D’oc en oil, jouir de dire oui

Author : Gilbert — 4 Jan 2005

D’OC en OIL jouir d’ouïr et de dire « OUI ».

Nous désignons, en France, nos langues originelles par le vocable de l’affirmation : langue d’oïl, langue d’oc. Le Français actuel peut se considérer comme la langue du « OUI ». «Oui » de l’approbation, de l’adhésion, de la connivence, de l’engagement, du consentement… Il n’est pas de véritable négation, celle du refus, de la résistance, qui ne s’étaye logiquement du « oui » de profession et d’attestation.

La tonalité du « oui », bien sûr, n’embrasse pas toute la phonétique française mais il en identifie la musique, comme une clef.

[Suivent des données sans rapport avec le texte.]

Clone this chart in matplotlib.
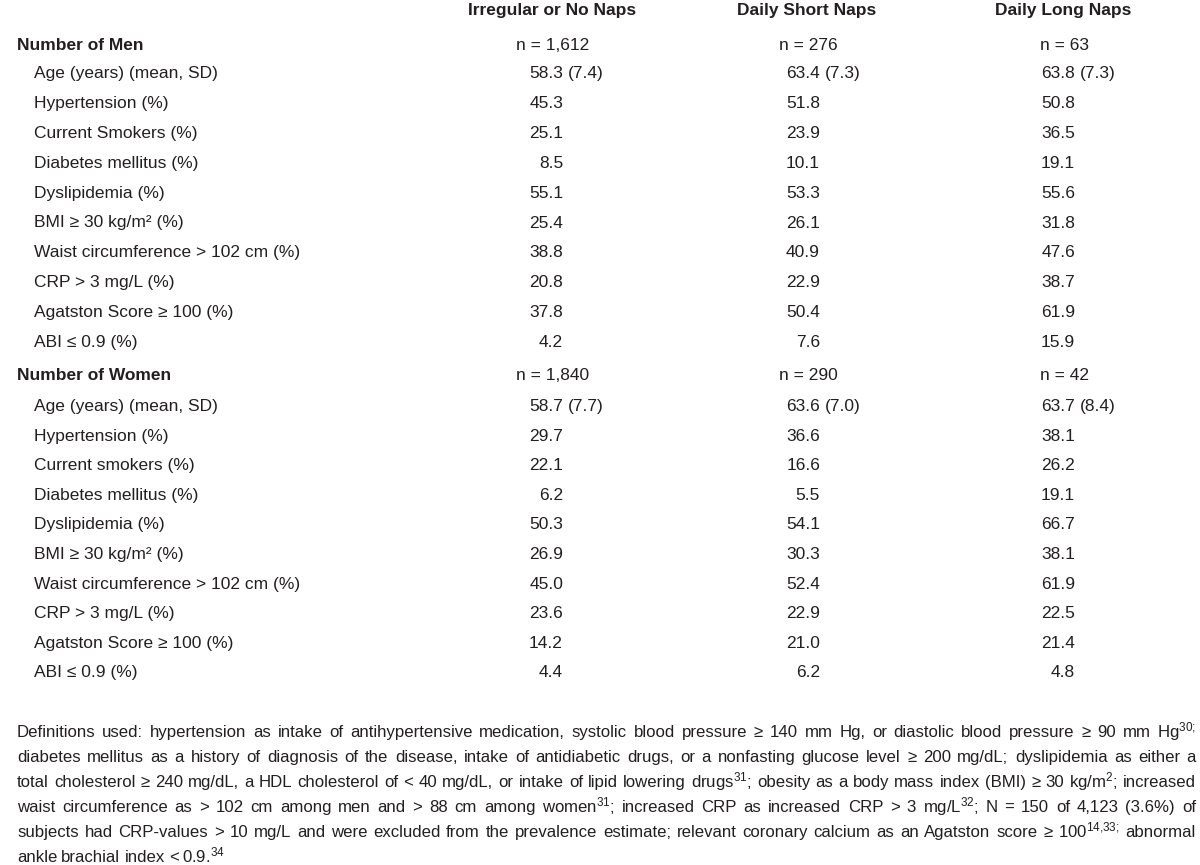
import matplotlib
matplotlib.use("Agg")
import matplotlib.pyplot as plt

# Table values
col_headers = ["Irregular or No Naps", "Daily Short Naps", "Daily Long Naps"]

men_labels = ["Age (years) (mean, SD)", "Hypertension (%)", "Current Smokers (%)",
              "Diabetes mellitus (%)", "Dyslipidemia (%)", "BMI \u2265 30 kg/m\u00b2 (%)",
              "Waist circumference > 102 cm (%)", "CRP > 3 mg/L (%)",
              "Agatston Score \u2265 100 (%)", "ABI \u2264 0.9 (%)"]
women_labels = ["Age (years) (mean, SD)", "Hypertension (%)", "Current smokers (%)",
                "Diabetes mellitus (%)", "Dyslipidemia (%)", "BMI \u2265 30 kg/m\u00b2 (%)",
                "Waist circumference > 102 cm (%)", "CRP > 3 mg/L (%)",
                "Agatston Score \u2265 100 (%)", "ABI \u2264 0.9 (%)"]

men_n = ["1,612", "276", "63"]
women_n = ["1,840", "290", "42"]

men_age_sd = [7.4, 7.3, 7.3]
women_age_sd = [7.7, 7.0, 8.4]

men_no_naps = [58.3, 45.3, 25.1, 8.5, 55.1, 25.4, 38.8, 20.8, 37.8, 4.2]
men_short_naps = [63.4, 51.8, 23.9, 10.1, 53.3, 26.1, 40.9, 22.9, 50.4, 7.6]
men_long_naps = [63.8, 50.8, 36.5, 19.1, 55.6, 31.8, 47.6, 38.7, 61.9, 15.9]

women_no_naps = [58.7, 29.7, 22.1, 6.2, 50.3, 26.9, 45.0, 23.6, 14.2, 4.4]
women_short_naps = [63.6, 36.6, 16.6, 5.5, 54.1, 30.3, 52.4, 22.9, 21.0, 6.2]
women_long_naps = [63.7, 38.1, 26.2, 19.1, 66.7, 38.1, 61.9, 22.5, 21.4, 4.8]

footnote_lines = [
    "Definitions used: hypertension as intake of antihypertensive medication, systolic blood pressure \u2265 140 mm Hg, or diastolic blood pressure \u2265 90 mm Hg$^{30;}$",
    "diabetes mellitus as a history of diagnosis of the disease, intake of antidiabetic drugs, or a nonfasting glucose level \u2265 200 mg/dL; dyslipidemia as either a",
    "total cholesterol \u2265 240 mg/dL, a HDL cholesterol of < 40 mg/dL, or intake of lipid lowering drugs$^{31}$; obesity as a body mass index (BMI) \u2265 30 kg/m$^{2}$; increased",
    "waist circumference as > 102 cm among men and > 88 cm among women$^{31}$; increased CRP as increased CRP > 3 mg/L$^{32}$; N = 150 of 4,123 (3.6%) of",
    "subjects had CRP-values > 10 mg/L and were excluded from the prevalence estimate; relevant coronary calcium as an Agatston score \u2265 100$^{14{,}33;}$ abnormal",
    "ankle brachial index < 0.9.$^{34}$",
]

main_font = "Liberation Sans"
plt.rcParams["font.family"] = [main_font, "DejaVu Sans"]
plt.rcParams["mathtext.fontset"] = "custom"
plt.rcParams["mathtext.rm"] = main_font
plt.rcParams["mathtext.it"] = main_font
plt.rcParams["mathtext.bf"] = main_font + ":bold"

TXT = "#231f20"
FS = 12.5
FS_NOTE = 12.1

fig = plt.figure(figsize=(12, 8.65), dpi=100)
ax = fig.add_axes([0, 0, 1, 1])
ax.set_xlim(0, 1200)
ax.set_ylim(865, 0)
ax.axis("off")

# column headers
header_x = [552, 807, 1063]
for x, h in zip(header_x, col_headers):
    ax.text(x, 15, h, ha="center", va="baseline", fontsize=FS, fontweight="bold", color=TXT)

n_x = [516, 779, 1040]        # left edge of "n = ..."
val_x = [563, 820, 1075]      # right edge of the numbers


def draw_block(title, n_vals, labels, cols, age_sd, y_title, y0, dy):
    ax.text(17, y_title, title, ha="left", va="baseline", fontsize=FS,
            fontweight="bold", color=TXT)
    for x, n in zip(n_x, n_vals):
        ax.text(x, y_title, "n = " + n, ha="left", va="baseline", fontsize=FS, color=TXT)
    for i, lab in enumerate(labels):
        y = y0 + i * dy
        ax.text(34, y, lab, ha="left", va="baseline", fontsize=FS, color=TXT)
        for j, col in enumerate(cols):
            ax.text(val_x[j], y, f"{col[i]:.1f}", ha="right", va="baseline",
                    fontsize=FS, color=TXT)
            if i == 0:
                ax.text(val_x[j] + 4.5, y, f"({age_sd[j]:.1f})", ha="left",
                        va="baseline", fontsize=FS, color=TXT)


draw_block("Number of Men", men_n, men_labels,
           [men_no_naps, men_short_naps, men_long_naps], men_age_sd, 50, 78, 29.9)
draw_block("Number of Women", women_n, women_labels,
           [women_no_naps, women_short_naps, women_long_naps], women_age_sd, 380, 411, 29.6)

# justified footnote
fig.canvas.draw()
renderer = fig.canvas.get_renderer()
left, right = 17, 1196
for k, line in enumerate(footnote_lines):
    y = 737 + k * 25
    words = line.split(" ")
    texts = [ax.text(0, y, w, ha="left", va="baseline", fontsize=FS_NOTE, color=TXT)
             for w in words]
    widths = [t.get_window_extent(renderer).width for t in texts]
    if k < len(footnote_lines) - 1:
        gap = (right - left - sum(widths)) / (len(words) - 1)
    else:
        gap = 4.0
    x = left
    for t, w in zip(texts, widths):
        t.set_x(x)
        x += w + gap

fig.savefig("out.png", dpi=100, facecolor="white")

Sa demi-aspiration dans la phrase l’isole, le détache malgré sa forme vocalique qui le destinait à être absorbé par la liaison et l’élision consonantiques. Pourquoi ne pas attribuer au mot « oui » et à son expression une dimension symbolique globalisante, voire cosmique à l’instar de Mallarmé qui plaçait en abyme réciproque le jour et la nuit par l’opposition du « ou » sombre au « i » clair, dans la page fameuse de « Crise de vers » ? Pourquoi ne pas jouer de la mimographie et voir dans le « O » et le « I » les atomes graphiques (graphèmes) fondamentaux de l’écriture romane, le rond et la barre ; et le 0 et le 1 de la logique binaire (avec le u symbole opérateur de l’union). Remarquons l’homophonie : oui = ouï = entendu. Ainsi le « oui » par sa forme, sa musique, son enracinement étymologique, ses déclinaisons ludiques caractérise bien notre langue et peut la désigner, qu’elle soit maternelle, adoptée, officielle, seconde, de culture ou de plaisir. Son texte est ourdi par une longue Histoire et se trame de lustre et de préciosité, de rigueur et de précision, de finesse et de géométrie. Dans « L’écriture ou la vie » Jorge Semprun parle de la « concision chatoyante » et de la « sècheresse illuminée » du français.

. La langue du OUI comme fond et fonds de l’humanisme n’a pas à se défendre, elle doit séduire. La francophonie ne doit pas être vécue comme le repli frileux d’identités qui malmènent notre temps, ni comme le refuge nostalgique où s’archivent des valeurs anciennes, ni comme une forme occulte de l’impérialisme colonial, mais avec sa charge d’histoire et de culture, comme patrimoine partagé, comme réalité évolutive, dynamique avec ses réussites et ses échecs, ses perspectives, ses handicaps, ses ambitions, ses potentialités et comme entité transversale des systèmes politiques, économiques, idéologiques et religieux.

La langue française n’est pas (plus) propriété hexagonale. Dans le monde il y a des centaines de millions de francophones et d’étrangers qui adoptent le français comme deuxième langue, des milliers d’écrivains et de poètes qui l’enrichissent ; ils ont leurs mots à dire, écoutons-les. Le « oui » s’augmente à se partager, ce n’est pas là son moindre paradoxe. Dans « Le sentiment de la langue, ed. Champ Vallon » Richard Millet ne croit pas « à une pluralité de langues françaises mais à maints particularismes venant nourrir (parfois sauvagement et heureusement) un tronc commun, un fleuve dérobé aux sabirs et aux académiciens ».